##### Supplied data #####

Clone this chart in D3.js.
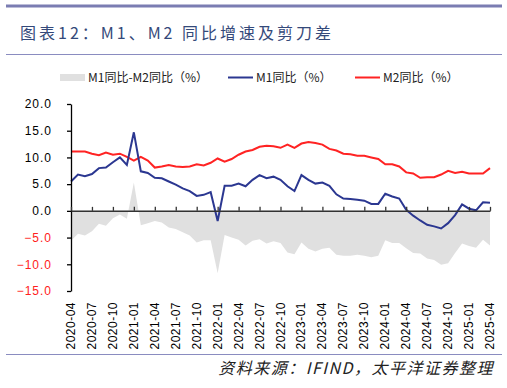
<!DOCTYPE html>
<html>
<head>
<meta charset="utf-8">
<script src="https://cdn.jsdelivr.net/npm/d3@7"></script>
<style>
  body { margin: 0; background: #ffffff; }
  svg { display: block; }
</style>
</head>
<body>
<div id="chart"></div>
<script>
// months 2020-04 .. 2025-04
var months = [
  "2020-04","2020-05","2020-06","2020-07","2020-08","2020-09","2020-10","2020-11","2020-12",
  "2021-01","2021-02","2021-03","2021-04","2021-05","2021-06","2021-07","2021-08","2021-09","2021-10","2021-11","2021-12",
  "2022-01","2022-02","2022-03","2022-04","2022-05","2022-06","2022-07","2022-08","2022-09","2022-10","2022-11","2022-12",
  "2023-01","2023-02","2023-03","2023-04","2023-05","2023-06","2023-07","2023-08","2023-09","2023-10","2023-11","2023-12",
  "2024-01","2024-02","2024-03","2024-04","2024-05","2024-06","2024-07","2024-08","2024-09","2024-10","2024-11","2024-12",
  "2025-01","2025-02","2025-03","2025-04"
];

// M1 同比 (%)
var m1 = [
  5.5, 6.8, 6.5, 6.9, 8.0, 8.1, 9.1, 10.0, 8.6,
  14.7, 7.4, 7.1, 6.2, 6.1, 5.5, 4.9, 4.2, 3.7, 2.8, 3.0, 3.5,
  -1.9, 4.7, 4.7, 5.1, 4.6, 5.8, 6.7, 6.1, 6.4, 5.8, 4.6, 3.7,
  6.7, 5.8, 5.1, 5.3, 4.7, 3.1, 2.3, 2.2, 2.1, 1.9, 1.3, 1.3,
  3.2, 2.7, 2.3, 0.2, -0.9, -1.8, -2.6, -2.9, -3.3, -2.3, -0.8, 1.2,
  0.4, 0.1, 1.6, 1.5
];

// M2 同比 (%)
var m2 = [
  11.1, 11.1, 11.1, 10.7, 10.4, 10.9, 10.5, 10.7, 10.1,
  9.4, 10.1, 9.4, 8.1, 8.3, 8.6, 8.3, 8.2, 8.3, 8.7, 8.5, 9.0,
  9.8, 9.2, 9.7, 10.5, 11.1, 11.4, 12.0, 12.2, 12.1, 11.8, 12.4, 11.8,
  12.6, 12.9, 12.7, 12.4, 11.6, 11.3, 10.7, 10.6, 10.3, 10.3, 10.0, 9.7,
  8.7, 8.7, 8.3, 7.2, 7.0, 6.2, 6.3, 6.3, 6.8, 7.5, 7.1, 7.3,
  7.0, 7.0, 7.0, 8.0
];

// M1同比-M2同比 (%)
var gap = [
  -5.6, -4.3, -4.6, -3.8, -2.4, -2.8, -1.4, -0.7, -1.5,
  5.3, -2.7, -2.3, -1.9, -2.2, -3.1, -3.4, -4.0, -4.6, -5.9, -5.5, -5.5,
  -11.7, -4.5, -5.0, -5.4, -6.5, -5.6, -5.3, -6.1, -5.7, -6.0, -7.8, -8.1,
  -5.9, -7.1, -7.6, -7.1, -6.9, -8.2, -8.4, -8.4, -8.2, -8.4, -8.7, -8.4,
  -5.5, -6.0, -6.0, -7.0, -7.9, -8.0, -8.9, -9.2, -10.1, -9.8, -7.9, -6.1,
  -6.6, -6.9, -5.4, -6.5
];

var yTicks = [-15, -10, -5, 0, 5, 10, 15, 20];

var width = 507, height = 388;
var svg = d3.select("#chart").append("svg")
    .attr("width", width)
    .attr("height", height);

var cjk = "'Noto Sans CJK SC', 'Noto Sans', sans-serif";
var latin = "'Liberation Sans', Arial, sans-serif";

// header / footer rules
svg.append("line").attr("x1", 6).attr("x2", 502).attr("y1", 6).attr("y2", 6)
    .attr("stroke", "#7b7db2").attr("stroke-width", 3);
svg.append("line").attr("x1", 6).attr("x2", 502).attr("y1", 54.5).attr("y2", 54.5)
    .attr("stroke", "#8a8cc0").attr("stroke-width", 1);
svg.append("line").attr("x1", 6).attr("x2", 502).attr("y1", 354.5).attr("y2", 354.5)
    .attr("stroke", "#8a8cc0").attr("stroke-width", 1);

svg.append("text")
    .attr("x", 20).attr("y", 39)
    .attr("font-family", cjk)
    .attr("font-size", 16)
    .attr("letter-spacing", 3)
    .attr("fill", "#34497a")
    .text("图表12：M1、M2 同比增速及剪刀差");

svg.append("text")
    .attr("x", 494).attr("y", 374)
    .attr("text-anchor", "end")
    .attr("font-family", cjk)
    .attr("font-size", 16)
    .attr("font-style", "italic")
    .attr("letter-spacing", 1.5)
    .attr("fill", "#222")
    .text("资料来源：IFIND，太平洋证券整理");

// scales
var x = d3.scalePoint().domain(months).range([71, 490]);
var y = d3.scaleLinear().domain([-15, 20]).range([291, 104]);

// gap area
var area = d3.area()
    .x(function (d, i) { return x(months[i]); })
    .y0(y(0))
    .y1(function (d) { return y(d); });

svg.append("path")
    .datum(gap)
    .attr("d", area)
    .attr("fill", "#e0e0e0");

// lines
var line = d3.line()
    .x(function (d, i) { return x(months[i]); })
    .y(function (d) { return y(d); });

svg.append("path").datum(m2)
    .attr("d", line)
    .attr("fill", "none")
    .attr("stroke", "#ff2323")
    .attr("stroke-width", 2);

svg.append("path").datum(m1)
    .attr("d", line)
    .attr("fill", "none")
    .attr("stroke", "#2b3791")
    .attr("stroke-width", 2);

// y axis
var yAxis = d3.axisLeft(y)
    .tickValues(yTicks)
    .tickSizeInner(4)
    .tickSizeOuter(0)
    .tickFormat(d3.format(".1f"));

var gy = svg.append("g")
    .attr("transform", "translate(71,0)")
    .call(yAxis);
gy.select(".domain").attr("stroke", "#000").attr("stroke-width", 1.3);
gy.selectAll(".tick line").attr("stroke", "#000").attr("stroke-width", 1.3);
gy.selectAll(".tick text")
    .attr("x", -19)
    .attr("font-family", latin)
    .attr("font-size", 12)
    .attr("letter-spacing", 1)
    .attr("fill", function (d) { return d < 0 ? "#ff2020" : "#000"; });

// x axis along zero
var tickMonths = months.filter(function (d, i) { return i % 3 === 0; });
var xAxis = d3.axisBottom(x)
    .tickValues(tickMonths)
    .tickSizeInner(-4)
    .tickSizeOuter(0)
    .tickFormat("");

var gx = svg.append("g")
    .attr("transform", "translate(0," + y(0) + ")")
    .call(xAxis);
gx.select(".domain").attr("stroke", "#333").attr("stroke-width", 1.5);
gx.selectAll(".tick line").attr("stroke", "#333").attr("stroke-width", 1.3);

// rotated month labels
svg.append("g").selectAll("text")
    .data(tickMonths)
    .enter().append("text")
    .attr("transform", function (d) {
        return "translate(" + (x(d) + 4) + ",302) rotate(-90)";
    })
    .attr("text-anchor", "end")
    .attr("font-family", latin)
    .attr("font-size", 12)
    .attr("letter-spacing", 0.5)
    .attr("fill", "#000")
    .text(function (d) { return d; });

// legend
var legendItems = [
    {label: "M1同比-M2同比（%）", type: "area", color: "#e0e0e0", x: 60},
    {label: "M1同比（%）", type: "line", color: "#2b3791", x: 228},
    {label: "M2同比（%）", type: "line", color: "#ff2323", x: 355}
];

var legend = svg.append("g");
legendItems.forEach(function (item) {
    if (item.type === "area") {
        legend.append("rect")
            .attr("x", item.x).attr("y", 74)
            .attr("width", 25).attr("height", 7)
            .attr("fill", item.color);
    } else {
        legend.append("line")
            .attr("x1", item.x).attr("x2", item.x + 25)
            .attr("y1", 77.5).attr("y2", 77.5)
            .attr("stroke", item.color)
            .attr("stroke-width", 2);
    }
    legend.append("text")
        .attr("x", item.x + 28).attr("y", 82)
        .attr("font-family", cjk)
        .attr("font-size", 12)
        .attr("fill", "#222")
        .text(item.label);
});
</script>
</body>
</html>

#####

• Exercise instructions
State the count of lines above containing the string "chart", and add nothing to it.

• Exercise response
3